■ **What is asked**
Only the number is wanted: how many lines contain "matplotlib"?
######
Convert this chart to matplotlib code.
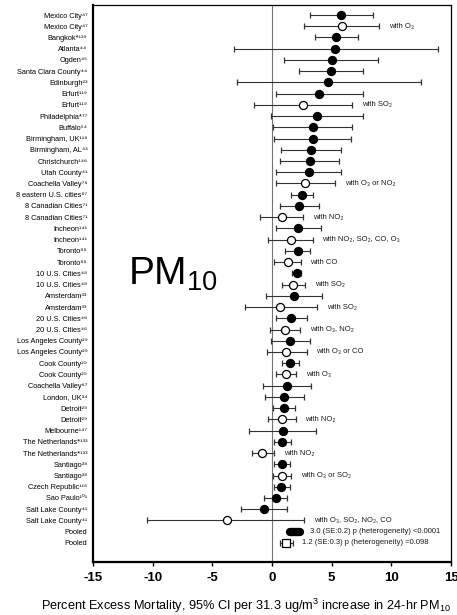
import matplotlib
matplotlib.use('Agg')
import matplotlib.pyplot as plt

matplotlib.rc('font', family=['Liberation Sans', 'DejaVu Sans'])
matplotlib.rc('mathtext', fontset='custom', rm='Liberation Sans',
              it='Liberation Sans:italic', bf='Liberation Sans:bold')

studies = [
    'Mexico City', 'Mexico City', 'Bangkok', 'Atlanta', 'Ogden',
    'Santa Clara County', 'Edinburgh', 'Erfurt', 'Erfurt', 'Philadelphia',
    'Buffalo', 'Birmingham, UK', 'Birmingham, AL', 'Christchurch', 'Utah County',
    'Coachella Valley', '8 eastern U.S. cities', '8 Canadian Cities',
    '8 Canadian Cities', 'Incheon', 'Incheon', 'Toronto', 'Toronto',
    '10 U.S. Cities', '10 U.S. Cities', 'Amsterdam', 'Amsterdam',
    '20 U.S. Cities', '20 U.S. Cities', 'Los Angeles County',
    'Los Angeles County', 'Cook County', 'Cook County', 'Coachella Valley',
    'London, UK', 'Detroit', 'Detroit', 'Melbourne', 'The Netherlands',
    'The Netherlands', 'Santiago', 'Santiago', 'Czech Republic', 'Sao Paulo',
    'Salt Lake County', 'Salt Lake County', 'Pooled', 'Pooled',
]
refs = ['47', '47', '*139', '44', '45', '44', '23', '119', '119', '*77',
        '54', '118', '43', '146', '41', '76', '87', '71', '71', '141', '141',
        '86', '86', '48', '48', '33', '33', '46', '46', '29', '29', '29', '29',
        '67', '34', '29', '29', '147', '*133', '*133', '38', '38', '116', '101',
        '41', '41', '', '']
estimates = [5.8, 5.9, 5.4, 5.3, 5.0, 4.9, 4.7, 3.9, 2.6, 3.8, 3.4, 3.4,
             3.3, 3.2, 3.1, 2.8, 2.5, 2.3, 0.8, 2.2, 1.55, 2.15, 1.3, 2.1,
             1.75, 1.85, 0.7, 1.6, 1.05, 1.5, 1.2, 1.5, 1.2, 1.25, 1.0, 1.0,
             0.85, 0.9, 0.85, -0.8, 0.8, 0.8, 0.75, 0.3, -0.7, -3.8, 1.95, 1.2]
lower = [3.2, 2.7, 3.6, -3.2, 1.0, 2.3, -2.9, 0.3, -1.5, -0.05, 0.05, 0.2,
         0.75, 0.7, 0.3, 0.35, 1.6, 0.7, -1.0, 0.35, -0.3, 1.1, 0.2, 1.7,
         0.8, -0.5, -2.3, 0.3, -0.15, -0.05, -0.45, 0.85, 0.3, -0.75, -0.6, 0.05,
         -0.3, -1.95, 0.15, -1.7, 0.15, 0.05, 0.15, -0.7, -2.6, -10.5, 1.5, 0.7]
upper = [8.5, 9.0, 7.2, 13.9, 8.9, 7.6, 12.5, 7.6, 6.7, 7.6, 6.7, 6.6,
         5.8, 5.6, 5.75, 5.3, 3.4, 3.9, 2.6, 4.1, 3.4, 3.2, 2.4, 2.45,
         2.8, 4.2, 3.8, 2.95, 2.35, 3.2, 2.9, 2.3, 2.05, 3.3, 2.7, 1.95,
         2.0, 3.7, 1.6, 0.2, 1.5, 1.6, 1.5, 1.25, 1.25, 2.7, 2.35, 1.75]
# open markers = estimates adjusted for co-pollutants
notes = {
    1: 'with O₃',
    8: 'with SO₂',
    15: 'with O₃ or NO₂',
    18: 'with NO₂',
    20: 'with NO₂, SO₂, CO, O₃',
    22: 'with CO',
    24: 'with SO₂',
    26: 'with SO₂',
    28: 'with O₃, NO₂',
    30: 'with O₃ or CO',
    32: 'with O₃',
    36: 'with NO₂',
    39: 'with NO₂',
    41: 'with O₃ or SO₂',
    45: 'with O₃, SO₂, NO₂, CO',
}
pooled_notes = {
    46: '3.0 (SE:0.2) p (heterogeneity) <0.0001',
    47: '1.2 (SE:0.3) p (heterogeneity) =0.098',
}
x_ticks = [-15, -10, -5, 0, 5, 10, 15]

SUP = str.maketrans('0123456789*', '⁰¹²³⁴⁵⁶⁷⁸⁹*')


def draw_forest(ax):
    n = len(studies)
    ax.axvline(0, color='0.45', lw=0.8, zorder=0)
    for i in range(n):
        est, lo, hi = estimates[i], lower[i], upper[i]
        is_open = i in notes or i == 47
        if i == 46:
            ax.plot([lo, hi], [i, i], color='black', lw=6,
                    solid_capstyle='round')
        else:
            ax.errorbar(est, i, xerr=[[est - lo], [hi - est]],
                        fmt='s' if i == 47 else 'o',
                        ms=5.2 if i == 47 else 5.8,
                        mfc='white' if is_open else 'black', mec='black',
                        mew=0.9, ecolor='0.2', elinewidth=0.8,
                        capsize=2.2, capthick=0.8)
        text = notes.get(i, pooled_notes.get(i))
        if text:
            ax.text(hi + 0.8, i, text, fontsize=5.5, va='center', color='0.1')

    labels = [s + r.translate(SUP) for s, r in zip(studies, refs)]
    ax.set_ylim(n - 1 + 1.7, -0.9)
    ax.set_yticks(range(n))
    ax.set_yticklabels(labels, fontsize=5.3)
    ax.tick_params(axis='y', length=0, pad=4)

    ax.set_xlim(-15, 15)
    ax.set_xticks(x_ticks)
    ax.set_xticklabels([str(t) for t in x_ticks], fontsize=9.5, fontweight='bold')
    ax.tick_params(axis='x', length=3, width=1, pad=4)
    ax.set_xlabel('Percent Excess Mortality, 95% CI per 31.3 ug/m$^3$ '
                  'increase in 24-hr PM$_{10}$', fontsize=9.2)
    ax.xaxis.set_label_coords(0.427, -0.062)

    for side in ['left', 'bottom']:
        ax.spines[side].set_linewidth(1.6)
    for side in ['top', 'right']:
        ax.spines[side].set_linewidth(0.9)

    ax.text(0.098, 0.497, 'PM$_{10}$', transform=ax.transAxes, fontsize=28,
            ha='left', va='baseline')


def create_graph():
    fig = plt.figure(figsize=(4.57, 6.15), dpi=100)
    ax = fig.add_axes([0.2035, 0.0862, 0.7835, 0.9058])
    draw_forest(ax)
    fig.savefig('out.png', dpi=100, facecolor='w')


if __name__ == '__main__':
    create_graph()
######
■ **Response**
6